Cobra Starship have made their second visit to Australia as part of a super-tour with labelmates The Academy Is... and Panic at the Disco. The band is a riddle wrapped in a mystery wrapped in a purple hoodie -- there's no telling what you might learn about yourself and the world when you set out to interview any of them.
It's comforting to know that somebody, at least, is benefiting from the recent rash of disasters befalling Qantas Airways. "You wanna hear something fucking awesome?" Gabe Saporta asks me. "We came over in this jumbo jet designed for four hundred people, and there were seriously only forty of us on it - just us and The Academy Is... We tried to work out how much each of our tickets would have been worth, considering we could each have a row of our own to stretch out in. I just took a Xanax and slept the whole way. No, that's a lie. I gave all my Xanax to Victoria."
Gabe is Cobra Starship's lead singer; Victoria handles backup vocals and the keytar. Along with bandmates Ryland, Nate, and Alex, they're one of the sassiest acts in modern music, bringing a mix of biting wit, seductive tease, and energetic joy to their shows and albums.

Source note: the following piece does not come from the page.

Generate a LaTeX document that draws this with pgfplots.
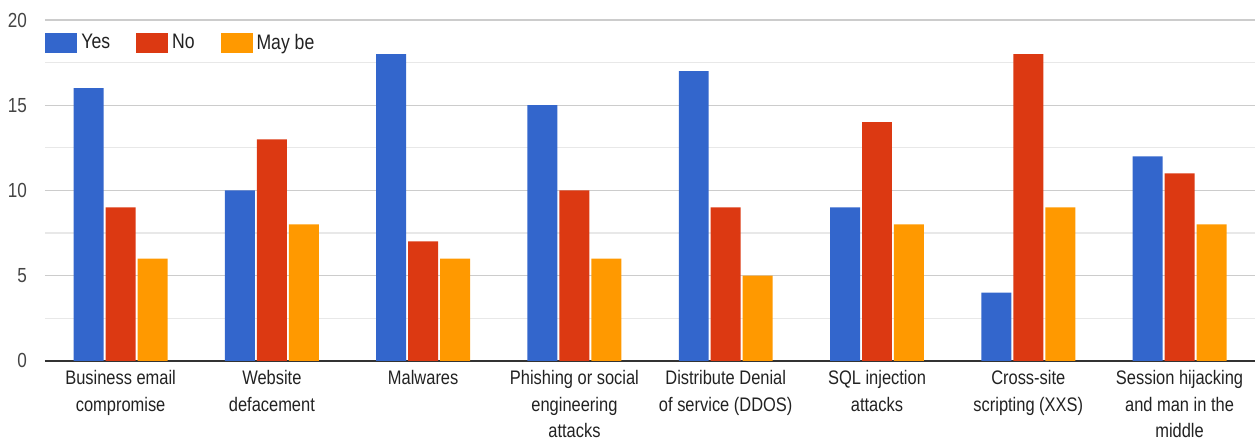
\documentclass[border=0pt]{standalone}
\usepackage{fontspec}
\setmainfont{Liberation Sans}[FakeStretch=0.84]
\usepackage{pgfplots}
\pgfplotsset{compat=1.18}
\definecolor{cYes}{HTML}{3366CC}
\definecolor{cNo}{HTML}{DC3912}
\definecolor{cMay}{HTML}{FF9900}
\definecolor{txt}{HTML}{222222}
\definecolor{tck}{HTML}{444444}
\begin{document}
\begin{tikzpicture}
\begin{axis}[
  name=ax,
  scale only axis,
  width=605.5pt, height=170.5pt,
  ybar=1pt, bar width=15pt,
  xmin=-0.5, xmax=7.5,
  ymin=0, ymax=20,
  xtick={0,...,7},
  xticklabels={{Business email\\compromise},{Website\\defacement},{Malwares},{Phishing or social\\engineering\\attacks},{Distribute Denial\\of service (DDOS)},{SQL injection\\attacks},{Cross-site\\scripting (XXS)},{Session hijacking\\and man in the\\middle}},
  ytick={0,5,10,15,20},
  minor y tick num=1,
  ymajorgrids, yminorgrids,
  major grid style={draw=black!20, line width=0.6pt},
  minor grid style={draw=black!9, line width=0.6pt},
  major tick length=0pt, minor tick length=0pt,
  axis x line*=bottom, axis y line*=left,
  y axis line style={draw=none},
  x axis line style={draw=black!80, line width=0.8pt, -},
  xticklabel style={font=\fontsize{9.8pt}{13.5pt}\selectfont, text=txt, align=center, anchor=north, yshift=-1pt},
  yticklabel style={font=\fontsize{10.2pt}{12pt}\selectfont, text=tck, anchor=east, xshift=-5.5pt},
  /pgf/number format/assume math mode=true,
  legend columns=3,
  legend style={at={(rel axis cs:0,0.9326)}, anchor=west, draw=none, fill=white,
    font=\fontsize{10.5pt}{12pt}\selectfont, text=txt, inner xsep=0pt,
    /tikz/every even column/.append style={column sep=11pt},
    /tikz/every odd column/.append style={column sep=0pt}},
  legend image code/.code={\fill[#1, draw=none] (0pt,-5pt) rectangle (16pt,5pt);},
  clip=false,
]
\addplot[fill=cYes, draw=none] coordinates {(0,16) (1,10) (2,18) (3,15) (4,17) (5,9) (6,4) (7,12)};
\addplot[fill=cNo, draw=none] coordinates {(0,9) (1,13) (2,7) (3,10) (4,9) (5,14) (6,18) (7,11)};
\addplot[fill=cMay, draw=none] coordinates {(0,6) (1,8) (2,6) (3,6) (4,5) (5,8) (6,9) (7,8)};
\legend{Yes,No,May be}
\end{axis}
\path[use as bounding box] ([xshift=-22.5pt,yshift=-40pt]ax.south west) rectangle ([yshift=10pt]ax.north east);
\end{tikzpicture}
\end{document}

Apart from the plane ride from the USA to Australia, Gabe's not had much luck with sleep lately, though you'd never know it to watch him bounce and dance across the stage throughout Cobra's performances.
"I'm pretty much just running off the energy of the kids in the crowd. They put out so much and I feed off of that. I've had hotel beds for the last two nights but my body doesn't know what to do with a real bed, because we were on Warped tour for months and caught our plane here straight from the last night of that, and so I'm used to sleeping in the little coffin-beds of the bus. Not that I'm complaining about any of that! I don't want it to come across like I'm pulling one of those 'acting is hard!' whines."
The possibility of Gabe projecting any such entitlement is laughably unlikely. Cobra Starship, despite international popularity, are accommodating and generous with their fans above and beyond the levels most other bands could even imagine.
"We wouldn't be anything without these kids; I know that," Gabe explains. "We aren't superstars. I didn't expect anybody in Australia to even know who we are, because we don't sell many records here." I suggest that this might be partly due to the fact that most of the people I know who own Cobra Starship's two albums bought them directly from their record label's website. Last year the band ran a promotion in which each copy of 'Viva la Cobra!' came with a Polaroid photo taken by the band. Lots of the Cobra fans I know got their copy of the CD in that deal, meaning that many of the Polaroids are now down under.
"That is *crazy*," Gabe says, apparently unable to fathom the scope of the band's fanbase across the world. "And look, I know albums are hard to find here a lot of the time -- they get released later, or not at all, and so kids download the songs instead. I don't give a shit about the downloading stuff, because when an Australian crowd sings along with me at a show, that's fucking mindblowing. I don't care how they got the songs."
Because both Panic at the Disco and The Academy Is... are already running pre-show meet and greets on the tour, there isn't the time or logistics for Cobra Starship to do a formal signing session. So, on the first night of the tour, they could be found at the merch counter in the foyer after the set, giving out autographs and attention to all who asked for them.